Honda permettendo credi che Marc Marquez sarà da mondiale l’anno prossimo?
“Dipende da quanto crescerà la moto e da quanto starà bene, i punti interrogativi sono ancora due. Io credo che il Marquez di adesso è sicuramente il più in forma dai tempi dell’incidente, ma penso anche che nemmeno lui sappia se riuscirà a tornare in forma”.
Nel 2023 si correranno 42 gare, tra le tradizionali della domenica e le sprint del sabato, e sarà tosta per tutti. Forse per lui sarà ancora peggio?
“No, se sta bene sta bene. Il problema è capire quello”.
Chiudiamo: 15 anni fa, sempre a Valencia, con la Ducati c’eri tu a vivere una giornata storica.
“Il mondiale l’avevamo vinto in Giappone, così Valencia l’abbiamo vissuta come una gran festa, abbiamo organizzato un charter con tutti i dipendenti perché ormai era fatta: avevamo vinto il mondiale piloti a Motegi e quello dei costruttori a Phillip Island vincendo la gara, in più con Loris sul podio… è stato un tripudio, fin troppo no? Alla fine Valencia è stata vissuta come una gran festa. Quest’anno hanno molte possibilità di vincerlo ancora, però c’è comunque un po’ d’ansia perché finché non è finita non è finita”.
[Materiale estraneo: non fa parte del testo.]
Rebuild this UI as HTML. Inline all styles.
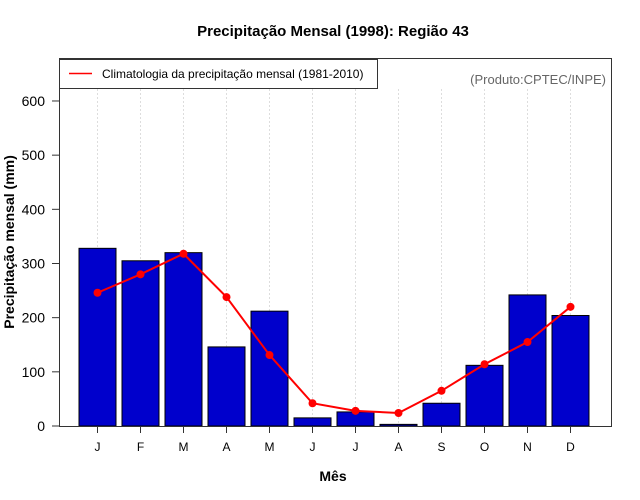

Ora Ducati è completamente cambiata.
“Sicuramente. Noi eravamo poco più che rookie, al quinto anno. Abbiamo vinto con un pilota al suo secondo anno in MotoGP e con delle gomme che i big avevano scartato. Gli unici ad aver dato credito a Bridgestone potendo avere le Michelin eravamo stati noi, eravamo dei veri outsider. Come dicevamo prima Ducati è da un po’ che ha la moto migliore e grazie al finale di stagione di Pecco sono partiti da grandi favoriti. È vero che il campione del mondo è Fabio Quartararo, ma il fatto che Ducati sia universalmente competitiva - lascerei stare il discorso delle otto moto in pista - li ha resi favoriti da subito. Hanno fatto un grandissimo lavoro, perché quando Gigi Dall'Igna è arrivato la situazione non era facile. Bisogna fare i complimenti a lui, a Claudio Domenicali che ha continuato ad investire e anche al Dovi, che è stato il primo ad arrivare in una situazione non facile. Negli anni hanno portato la Ducati dall’essere il brutto anatroccolo della MotoGP a una Cenerentola. Oggi sono ispirato, mi auguro che ce la facciano”.